It's a big day for Johnny. After saving for the past few years, he's finally amassed enough to leave his parents' home. Excited about his independence, Johnny can't wait to start living his life. There's only one problem—though he has $10,000 in savings, he recently left his job and is still a little too jaded from his last employer to consider working just yet.
Is Johnny making a big mistake, leaving the comfort and safety of his parent's home with only money in the bank? If you're in the same boat as Johnny, it's definitely a decision worth second-guessing at least once, but here are 12 ways to comfortably leave the nest without a job backing the move.
1. Calculate the Total Cost of Relocating
You know how much money you have saved, but knowing how much it will cost to relocate is just as important. These expenses can include a moving truck and supplies like boxes, tape, and padding. If you're moving out of state, you'll want to at least estimate the cost of gas, food, and accommodations. Then there's the cost of actually moving into a new space. Is there a down payment? Are you buying furniture or need basic supplies like utensils?
When you're on a tight budget, you can't guesstimate these costs. The actual cost of moving can easily cut your savings in half if you're not careful.
2. Cut Down on Unnecessary Bills
Though you may expect to find employment after you move, at this time, you're unemployed and have no new money coming in.
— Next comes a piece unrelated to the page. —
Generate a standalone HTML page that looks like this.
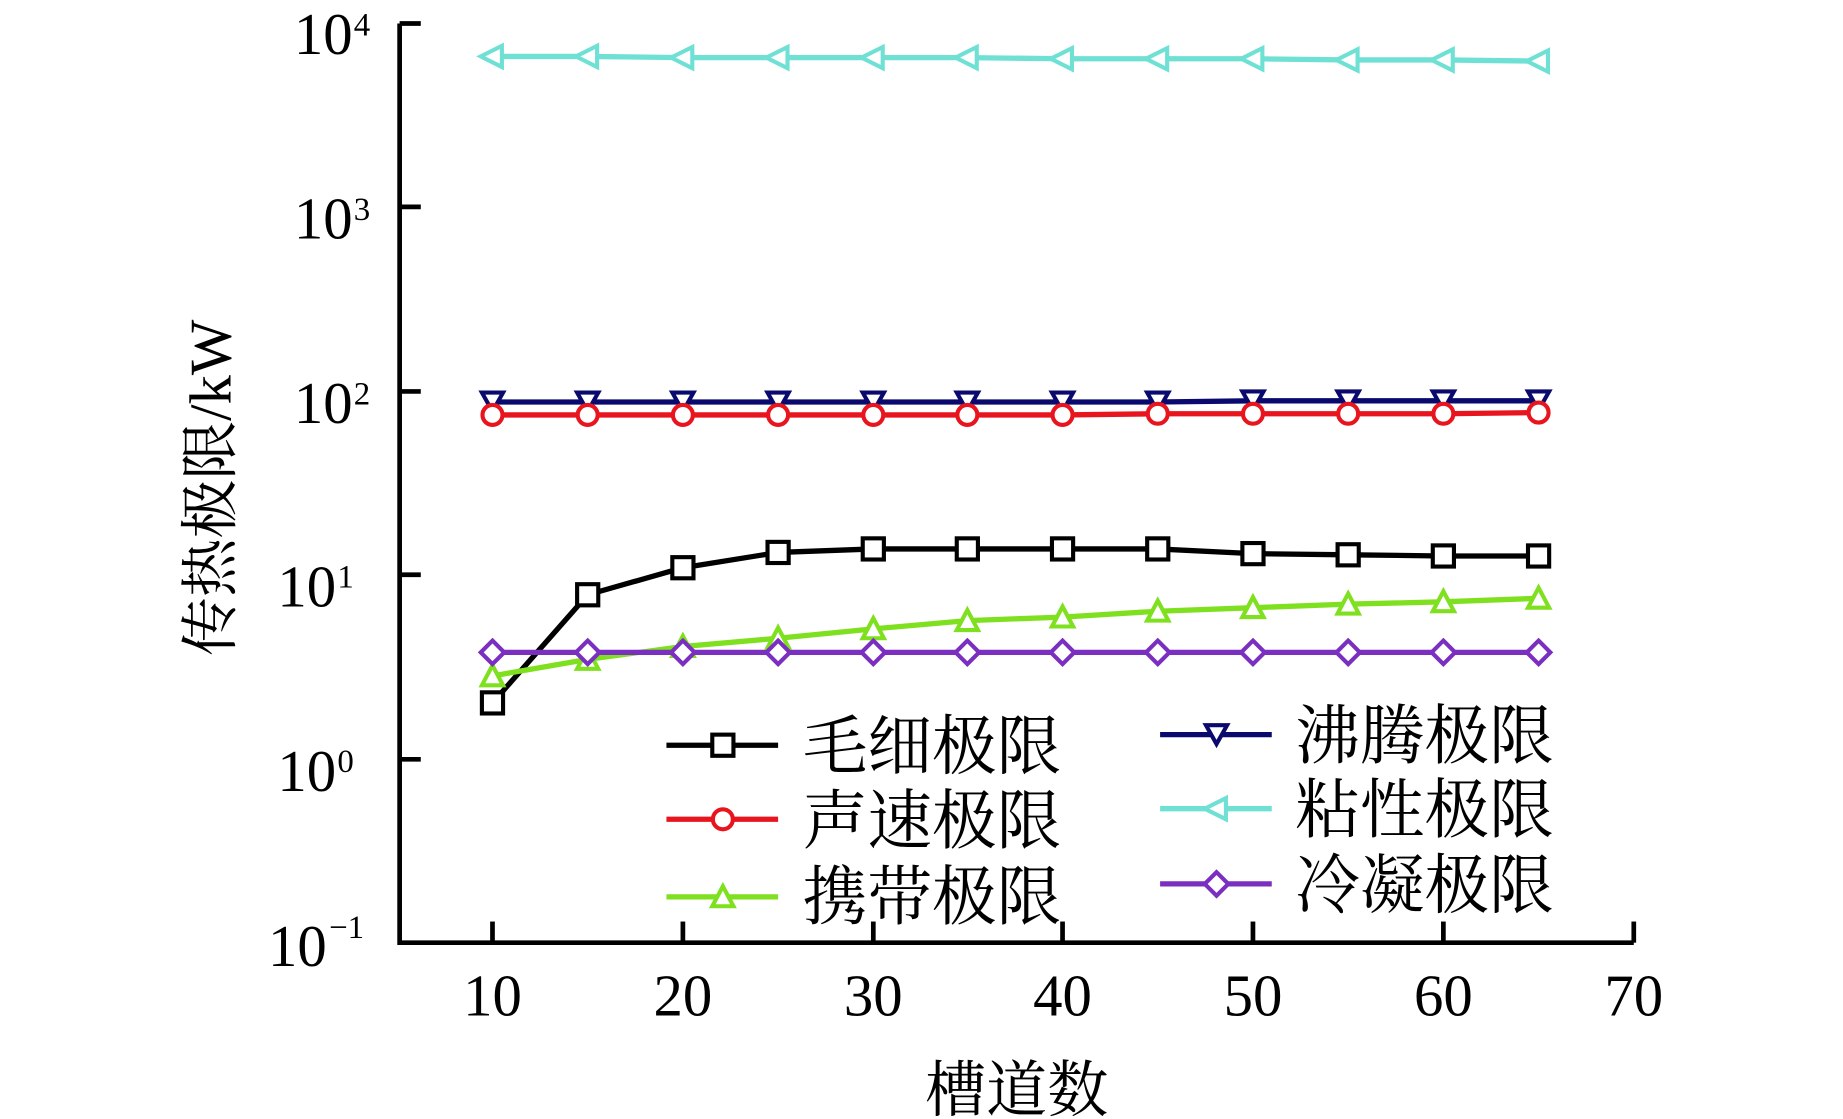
<!DOCTYPE html>
<html><head><meta charset="utf-8"><style>html,body{margin:0;padding:0;background:#fff}svg{display:block}</style></head><body>
<svg width="1843" height="1119" viewBox="0 0 1568 952" preserveAspectRatio="none" xmlns="http://www.w3.org/2000/svg">
<g font-family="Liberation Serif, serif" fill="#000">
<path d="M340 20 V802 H1390" fill="none" stroke="#000" stroke-width="4"/>
<g stroke="#000" stroke-width="4">
<line x1="340" y1="20" x2="358" y2="20"/>
<line x1="340" y1="176" x2="358" y2="176"/>
<line x1="340" y1="333" x2="358" y2="333"/>
<line x1="340" y1="489" x2="358" y2="489"/>
<line x1="340" y1="646" x2="358" y2="646"/>
<line x1="419" y1="802" x2="419" y2="784"/>
<line x1="581" y1="802" x2="581" y2="784"/>
<line x1="743" y1="802" x2="743" y2="784"/>
<line x1="904" y1="802" x2="904" y2="784"/>
<line x1="1066" y1="802" x2="1066" y2="784"/>
<line x1="1228" y1="802" x2="1228" y2="784"/>
<line x1="1390" y1="802" x2="1390" y2="784"/>
</g>
<g font-size="50" text-anchor="end">
<text x="300" y="46">10</text><text x="301" y="30" font-size="28" text-anchor="start">4</text>
<text x="300" y="203">10</text><text x="301" y="187" font-size="28" text-anchor="start">3</text>
<text x="300" y="360">10</text><text x="301" y="344" font-size="28" text-anchor="start">2</text>
<text x="286" y="516">10</text><text x="287" y="500" font-size="28" text-anchor="start">1</text>
<text x="286" y="673">10</text><text x="287" y="657" font-size="28" text-anchor="start">0</text>
<text x="278" y="822">10</text><text x="280" y="798" font-size="28" text-anchor="start">−1</text>
</g>
<g font-size="50" text-anchor="middle">
<text x="419" y="864">10</text><text x="581" y="864">20</text><text x="743" y="864">30</text><text x="904" y="864">40</text><text x="1066" y="864">50</text><text x="1228" y="864">60</text><text x="1390" y="864">70</text>
</g>
<text x="865" y="945" font-size="52" text-anchor="middle" font-family="Liberation Serif, 'Noto Serif CJK SC', serif">槽道数</text>
<text transform="translate(196 415) rotate(-90)" font-size="50" text-anchor="middle" font-family="Liberation Serif, 'Noto Serif CJK SC', serif">传热极限/kW</text>
</g>
<g fill="none" stroke-width="4.5" stroke-linejoin="round">
<polyline stroke="#6fe0d4" points="419,48 500,48 581,49 662,49 743,49 823,49 904,50 985,50 1066,50 1147,51 1228,51 1309,52"/>
<polyline stroke="#0a0a6e" points="419,342 500,342 581,342 662,342 743,342 823,342 904,342 985,342 1066,341 1147,341 1228,341 1309,341"/>
<polyline stroke="#e8141e" points="419,353 500,353 581,353 662,353 743,353 823,353 904,353 985,352 1066,352 1147,352 1228,352 1309,351"/>
<polyline stroke="#000" points="419,598 500,506 581,483 662,470 743,467 823,467 904,467 985,467 1066,471 1147,472 1228,473 1309,473"/>
<polyline stroke="#7ee01e" points="419,575 500,561 581,550 662,543 743,535 823,528 904,525 985,520 1066,517 1147,514 1228,512 1309,509"/>
<polyline stroke="#7a2fc0" points="419,555 500,555 581,555 662,555 743,555 823,555 904,555 985,555 1066,555 1147,555 1228,555 1309,555"/>
</g>
<defs>
<path id="tl" d="M-10 0 L8 -9 L8 9 Z"/>
<path id="td" d="M-9 -8 L9 -8 L0 8 Z"/>
<circle id="ci" r="8.5"/>
<rect id="sq" x="-9" y="-9" width="18" height="18"/>
<path id="tu" d="M0 -9 L9 8 L-9 8 Z"/>
<path id="dm" d="M0 -10 L10 0 L0 10 L-10 0 Z"/>
</defs>
<g fill="#fff" stroke-width="3.5">
<g stroke="#6fe0d4"><use href="#tl" x="419" y="48"/><use href="#tl" x="500" y="48"/><use href="#tl" x="581" y="49"/><use href="#tl" x="662" y="49"/><use href="#tl" x="743" y="49"/><use href="#tl" x="823" y="49"/><use href="#tl" x="904" y="50"/><use href="#tl" x="985" y="50"/><use href="#tl" x="1066" y="50"/><use href="#tl" x="1147" y="51"/><use href="#tl" x="1228" y="51"/><use href="#tl" x="1309" y="52"/></g>
<g stroke="#0a0a6e"><use href="#td" x="419" y="342"/><use href="#td" x="500" y="342"/><use href="#td" x="581" y="342"/><use href="#td" x="662" y="342"/><use href="#td" x="743" y="342"/><use href="#td" x="823" y="342"/><use href="#td" x="904" y="342"/><use href="#td" x="985" y="342"/><use href="#td" x="1066" y="341"/><use href="#td" x="1147" y="341"/><use href="#td" x="1228" y="341"/><use href="#td" x="1309" y="341"/></g>
<g stroke="#e8141e"><use href="#ci" x="419" y="353"/><use href="#ci" x="500" y="353"/><use href="#ci" x="581" y="353"/><use href="#ci" x="662" y="353"/><use href="#ci" x="743" y="353"/><use href="#ci" x="823" y="353"/><use href="#ci" x="904" y="353"/><use href="#ci" x="985" y="352"/><use href="#ci" x="1066" y="352"/><use href="#ci" x="1147" y="352"/><use href="#ci" x="1228" y="352"/><use href="#ci" x="1309" y="351"/></g>
<g stroke="#000"><use href="#sq" x="419" y="598"/><use href="#sq" x="500" y="506"/><use href="#sq" x="581" y="483"/><use href="#sq" x="662" y="470"/><use href="#sq" x="743" y="467"/><use href="#sq" x="823" y="467"/><use href="#sq" x="904" y="467"/><use href="#sq" x="985" y="467"/><use href="#sq" x="1066" y="471"/><use href="#sq" x="1147" y="472"/><use href="#sq" x="1228" y="473"/><use href="#sq" x="1309" y="473"/></g>
<g stroke="#7ee01e"><use href="#tu" x="419" y="575"/><use href="#tu" x="500" y="561"/><use href="#tu" x="581" y="550"/><use href="#tu" x="662" y="543"/><use href="#tu" x="743" y="535"/><use href="#tu" x="823" y="528"/><use href="#tu" x="904" y="525"/><use href="#tu" x="985" y="520"/><use href="#tu" x="1066" y="517"/><use href="#tu" x="1147" y="514"/><use href="#tu" x="1228" y="512"/><use href="#tu" x="1309" y="509"/></g>
<g stroke="#7a2fc0"><use href="#dm" x="419" y="555"/><use href="#dm" x="500" y="555"/><use href="#dm" x="581" y="555"/><use href="#dm" x="662" y="555"/><use href="#dm" x="743" y="555"/><use href="#dm" x="823" y="555"/><use href="#dm" x="904" y="555"/><use href="#dm" x="985" y="555"/><use href="#dm" x="1066" y="555"/><use href="#dm" x="1147" y="555"/><use href="#dm" x="1228" y="555"/><use href="#dm" x="1309" y="555"/></g>
</g>
<g stroke-width="4.5">
<line x1="567" y1="634" x2="662" y2="634" stroke="#000"/>
<line x1="567" y1="697" x2="662" y2="697" stroke="#e8141e"/>
<line x1="567" y1="763" x2="662" y2="763" stroke="#7ee01e"/>
<line x1="987" y1="625" x2="1082" y2="625" stroke="#0a0a6e"/>
<line x1="987" y1="688" x2="1082" y2="688" stroke="#6fe0d4"/>
<line x1="987" y1="752" x2="1082" y2="752" stroke="#7a2fc0"/>
</g>
<g fill="#fff" stroke-width="3.5">
<use href="#sq" x="615" y="634" stroke="#000"/>
<use href="#ci" x="615" y="697" stroke="#e8141e"/>
<use href="#tu" x="615" y="763" stroke="#7ee01e"/>
<use href="#td" x="1035" y="625" stroke="#0a0a6e"/>
<use href="#tl" x="1035" y="688" stroke="#6fe0d4"/>
<use href="#dm" x="1035" y="752" stroke="#7a2fc0"/>
</g>
<g font-family="'Noto Serif CJK SC', serif" font-size="55" fill="#000">
<text x="683" y="654">毛细极限</text>
<text x="683" y="717">声速极限</text>
<text x="683" y="782">携带极限</text>
<text x="1102" y="645">沸腾极限</text>
<text x="1102" y="708">粘性极限</text>
<text x="1102" y="772">冷凝极限</text>
</g>
</svg>
</body></html>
That means you need to spend as little as possible on extraneous things like streaming services, high-tier phone data plans, and gaming services like Xbox Game Pass.
3. Pack Light
On top of wanting to minimize the cost of your initial move, you may be transient for a while, moving from one spot to the next. Having to lug a lot of personal items can be costly, especially if you need to rent even the smallest moving van each time. You may want to be able to pack all of your things in a car and go at a moment's notice.
4. Take Advantage of Low-Income Programs
Every city and state offers several food assistance programs for no and low-income people. Don't be ashamed to take advantage of these if money is starting to get tight. Before moving to a new area, familiarize yourself with options so you're not scrambling at the last minute should things get complicated.
5. Prepare To Have Roommates
You may be looking forward to living alone, but several factors may make that incredibly difficult. The cost of living alone may make it necessary to split rent with others. Not having a job can also make it nearly impossible to find a rental, as most require proof of income. It's possible to really stretch your budget by packing incredibly light and couch-surfing until you're established.
6. Find a Job With Room and Board
It's a bit rare in the 21st century, but it's not unthinkable that you could find a job or a volunteer role that includes room and board. We're not talking about a full-time, high-paying gig, of course, though that's not out of the question.
Jobs like live-in attendants to care for the elderly or animals may include a stipend and a room on the property, or you can enroll at a summer camp as a counselor for seasonal accommodations.
7. Try To Make Friends Before Moving
The internet is a wonderful resource for meeting people. Make use of it to try and find friends before moving. Apps like Meetup, Bumble BFF, Yubo, and Friended are all about finding friends instead of romantic relationships. Having people to hang out with and talk to in your new hometown keeps you from feeling lonely, which can uplift your spirits and give you the motivation to find work. Being completely alone in an unfamiliar city or town can weigh heavily on you over time.
8. Attend Networking Events
Similar to using apps to find friends, networking allows you to get in touch with like-minded individuals or prospective employers. Some cities will host job fairs or gatherings for specific industries that you may be interested in joining. Network as much as you can to build a Rolodex of people you can count on or determine potential career paths. You may see or hear something that pulls you out of your unemployed funk.
9. Learn How To Hustle
The art of the hustle is still a decent way to make a little extra cash. Look online for side jobs or people looking for temporary help for simple tasks that last a day or two and come with quick cash. If you know where to look, such as Craigslist and Facebook groups, you can have a steady rotation of hustles that help keep your bank account from draining. Just make sure everything you agree to comes with the promise of cash.
10. Prepare To Be Flexible
You may have a vision of how this move is going to go. Unfortunately, life doesn't always go the way we plan. Always be prepared to pivot and change direction on a whim. You may have an emergency that nearly drains your bank account, forcing you to take a quick part-time job, or someone you're living with decides to sell their home, and you need to move quickly. Moving without the stability of a job requires you to be flexible at all times.
11. Apply Before Moving
Let's face it. At some point, you will need to work again. You may hate the idea now, but your savings will only get you so far. To prepare for your new, financially responsible life, consider applying for jobs at the new location before making the move. You don't necessarily need to move with a job lined up, though having a few prospects may be a good motivator for when you do arrive.
12. Be Prepared for Failure
This kind of decision requires you to understand that it may not work out. That doesn't mean you should expect to fail or feel like failure is looming overhead. It's simply a way to humble yourself and prevent you from becoming too cocky and overconfident about your decision. Once you start feeling like there's no way this could fail, you start making the little mistakes that will undoubtedly land you back in your parent's home.